How long must bancassurance needs-analysis documentation be retained?
The IRDAI Master Circular on Corporate Agents 2024 requires retention of the needs analysis and product-recommendation documentation for the longer of the policy term plus 5 years or 10 years from the date of sale. Many banks retain digitally for the policy term plus 7 years to align with internal record-retention norms. The retention obligation extends across system changes, vendor migrations, and the eventual closure of branches. Inability to produce the needs analysis on regulator request is itself treated as a conduct failure.
Can a bank insist that a borrower take credit-linked insurance?
No. The RBI has consistently held that tying a loan to mandatory insurance from a specific insurer is not permitted, although the bank may require some form of insurance protection on the underlying asset. The borrower has the right to procure equivalent cover from any IRDAI-registered insurer. In practice, soft pressure persists through branch staff incentives or convenience framing. The boundary line is whether the customer was given a free, informed choice and a documented record of that choice. Where the record is missing, regulators treat the case as effective tying.
What is the most effective single intervention to reduce mis-selling in bancassurance?

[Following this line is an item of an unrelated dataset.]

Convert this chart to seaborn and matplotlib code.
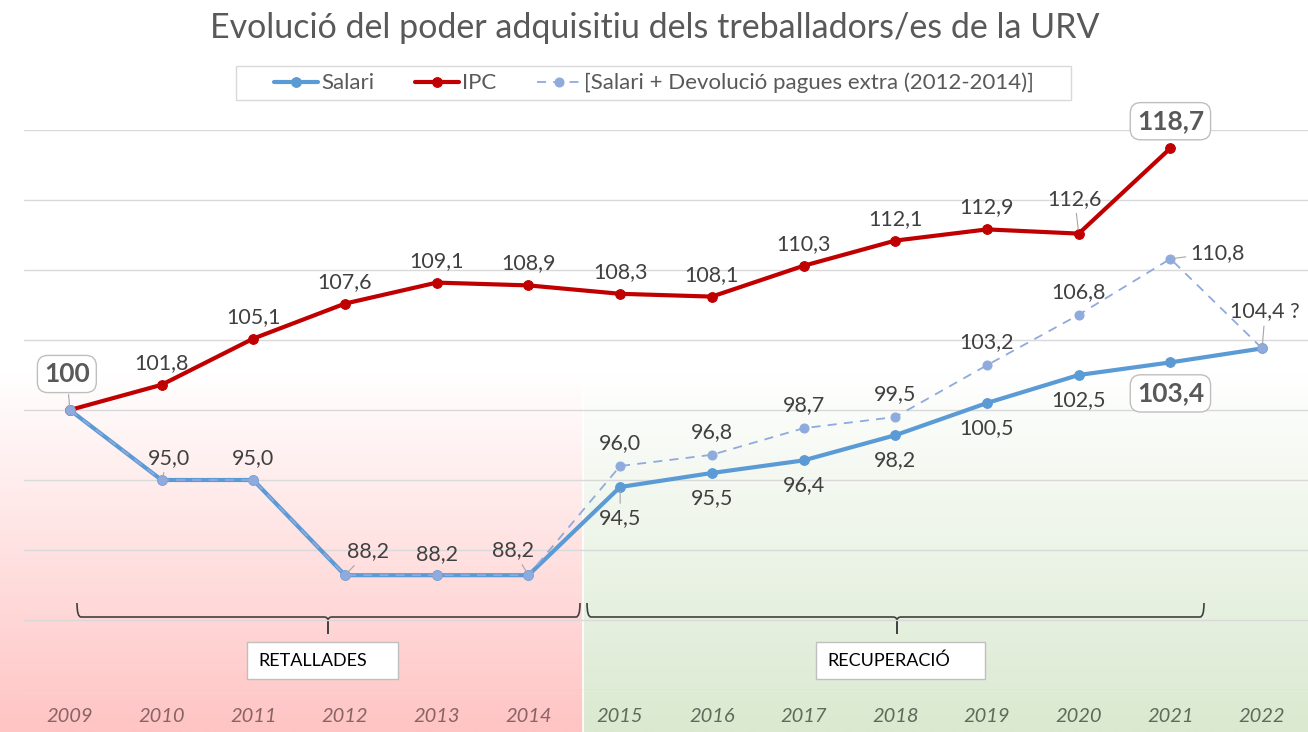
import numpy as np
import matplotlib
matplotlib.use('Agg')
import matplotlib.pyplot as plt
import matplotlib.colors as mcolors
import seaborn as sns
from matplotlib.path import Path
from matplotlib.patches import PathPatch, Rectangle

# ---------------- data ----------------
years = list(range(2009, 2023))
salari = [100, 95.0, 95.0, 88.2, 88.2, 88.2, 94.5, 95.5, 96.4, 98.2, 100.5, 102.5, 103.4, 104.4]
ipc = [100, 101.8, 105.1, 107.6, 109.1, 108.9, 108.3, 108.1, 110.3, 112.1, 112.9, 112.6, 118.7]
salari_extra = [100, 95.0, 95.0, 88.2, 88.2, 88.2, 96.0, 96.8, 98.7, 99.5, 103.2, 106.8, 110.8, 104.4]
tick_labels = [str(y) for y in years]
series_names = ["Salari", "IPC", "[Salari + Devolució pagues extra (2012-2014)]"]
title = "Evolució del poder adquisitiu dels treballadors/es de la URV"
periods = ["RETALLADES", "RECUPERACIÓ"]

BLUE = '#5B9BD5'
RED = '#C00000'
LBLUE = '#8FAADC'
LABEL_C = '#404040'

sns.set_theme(style='white')
plt.rcParams['font.family'] = ['Lato', 'DejaVu Sans']

W, H = 1308, 732
fig = plt.figure(figsize=(W / 100, H / 100), dpi=100)
fig.patch.set_facecolor('white')

# ---------------- background (pixel coords) ----------------
bg = fig.add_axes([0, 0, 1, 1], zorder=0)
bg.axis('off')


def grad(x0, x1, y0, y1, c):
    t = np.linspace(0, 1, 256)[:, None, None]
    rgb = np.array(mcolors.to_rgb(c))[None, None, :]
    img = 1 - t * (1 - rgb)
    bg.imshow(img, extent=(x0, x1, y1, y0), aspect='auto', interpolation='bilinear')


DIV = 583
grad(0, DIV, 370, H, '#FFC4C4')
grad(DIV, W, 370, H, '#DAE9D0')
bg.plot([DIV, DIV], [390, H], color='white', lw=1.2)


def brace(x0, x1, xm, ytop, yl, yb):
    r = 4
    codes = [Path.MOVETO, Path.CURVE3, Path.CURVE3, Path.LINETO, Path.CURVE3, Path.CURVE3, Path.LINETO]
    v1 = [(x0, ytop), (x0, yl), (x0 + r, yl), (xm - r, yl), (xm, yl), (xm, yl + r), (xm, yb)]
    v2 = [(x1, ytop), (x1, yl), (x1 - r, yl), (xm + r, yl), (xm, yl), (xm, yl + r), (xm, yb)]
    for v in (v1, v2):
        bg.add_patch(PathPatch(Path(v, codes), fc='none', ec='#404040', lw=1.2))


brace(77, 580, 328, 603, 617, 634)
brace(587, 1204, 897, 603, 617, 634)

for (x0, x1), txt in zip([(247, 398), (816, 985)], periods):
    bg.add_patch(Rectangle((x0, 642), x1 - x0, 37, fc='white', ec='#BFBFBF', lw=1))
    bg.text(x0 + 11, 661, txt, ha='left', va='center', fontsize=13, color='black')

# legend frame
bg.add_patch(Rectangle((236, 66), 1071 - 236, 34, fc='white', ec='#D9D9D9', lw=1))
bg.set_xlim(0, W)
bg.set_ylim(H, 0)

# ---------------- main chart ----------------
ax = fig.add_axes([24 / W, 42 / H, 1284 / W, 560 / H], zorder=1)
ax.patch.set_alpha(0)

sns.lineplot(x=years[:len(salari)], y=salari, ax=ax, color=BLUE, lw=3.0, marker='o',
             markersize=7, markeredgecolor=BLUE, label=series_names[0], zorder=4)
sns.lineplot(x=years[:len(ipc)], y=ipc, ax=ax, color=RED, lw=3.0, marker='o',
             markersize=7, markeredgecolor=RED, label=series_names[1], zorder=3)
sns.lineplot(x=years[:len(salari_extra)], y=salari_extra, ax=ax, color=LBLUE, lw=1.3,
             linestyle=(0, (5, 4)), marker='o', markersize=6.5, markeredgecolor=LBLUE,
             label=series_names[2], zorder=5)

ax.set_xlim(2008.5, 2022.5)
ax.set_ylim(80, 120)
ax.set_yticks(np.arange(80, 121, 5))
ax.set_yticklabels([])
ax.set_xticks(years)
ax.set_xticklabels(tick_labels, fontstyle='italic', fontsize=14.5)
for i, t in enumerate(ax.get_xticklabels()):
    t.set_color('#8A6464' if years[i] <= 2014 else '#5F6A5A')
ax.tick_params(axis='both', length=0)
ax.tick_params(axis='x', pad=13)
ax.grid(axis='y', color='#D9D9D9', lw=1)
ax.grid(axis='x', visible=False)
sns.despine(ax=ax, left=True, bottom=True)
ax.set_xlabel('')
ax.set_ylabel('')


def fmt(v):
    return f"{v:.1f}".replace('.', ',')


def lab(x, y, text, dx, dy, leader=False, ha='center', boxed=False):
    kw = dict(textcoords='offset pixels', ha=ha, va='center', zorder=7,
              fontsize=15.5, color=LABEL_C)
    if leader:
        kw['arrowprops'] = dict(arrowstyle='-', color='#A6A6A6', lw=0.8, shrinkA=1, shrinkB=3)
    if boxed:
        kw.update(fontsize=19, fontweight='bold', color='#595959',
                  bbox=dict(boxstyle='round,pad=0.25,rounding_size=0.4', fc='white',
                            ec='#BFBFBF', lw=1))
    ax.annotate(text, (x, y), xytext=(dx, dy), **kw)


# IPC labels
for i, v in enumerate(ipc):
    x = years[i]
    if i == 0:
        lab(x, v, "100", -3, 36, leader=True, boxed=True)
    elif i == len(ipc) - 1:
        lab(x, v, fmt(v), 0, 27, boxed=True)
    elif i == 11:
        lab(x, v, fmt(v), -4, 35, leader=True)
    else:
        lab(x, v, fmt(v), 0, 22)

# Salari labels (below)
for i in range(6, 13):
    x, v = years[i], salari[i]
    if i == 12:
        lab(x, v, fmt(v), 0, -31, boxed=True)
    elif i == 6:
        lab(x, v, fmt(v), 0, -31, leader=True)
    else:
        lab(x, v, fmt(v), 0, -25)

# Salari + extra labels
extra_off = {1: (7, 22, True), 2: (0, 22, False), 3: (23, 24, True), 4: (0, 21, False),
             5: (-15, 25, True)}
for i in range(1, len(salari_extra)):
    x, v = years[i], salari_extra[i]
    if i in extra_off:
        dx, dy, ld = extra_off[i]
        lab(x, v, fmt(v), dx, dy, leader=ld)
    elif i == 12:
        lab(x, v, fmt(v), 20, 6, leader=True, ha='left')
    elif i == 13:
        lab(x, v, fmt(v) + " ?", 3, 37, leader=True)
    else:
        lab(x, v, fmt(v), 0, 23)

# legend (frame drawn separately to match the wide box)
leg = ax.legend(loc='center', bbox_to_anchor=(654 / W, 1 - 83 / H), bbox_transform=fig.transFigure,
                ncol=3, frameon=False, fontsize=16,
                handlelength=2.0, columnspacing=1.8, handletextpad=0.15, borderpad=0.35,
                borderaxespad=0)
for t in leg.get_texts():
    t.set_color('#595959')

# title
fig.text(655 / W, 1 - 38 / H, title, ha='center', va='baseline', fontsize=24.5, color='#595959')

fig.savefig('out.png', dpi=100)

Restructuring variable pay to incorporate persistency-linked clawbacks and deferred bonuses. Pure volume incentives produce mis-selling almost regardless of disclosure controls, training programmes, or welcome-call mechanisms. Once front-line staff know that a policy lapsing or surrendering within the first two years materially reduces their personal earnings, sales behaviour aligns with the customer's interest. This is consistent with global evidence from the UK Financial Conduct Authority's review of sales incentives after PPI mis-selling and the Australian Royal Commission findings on financial-services conduct.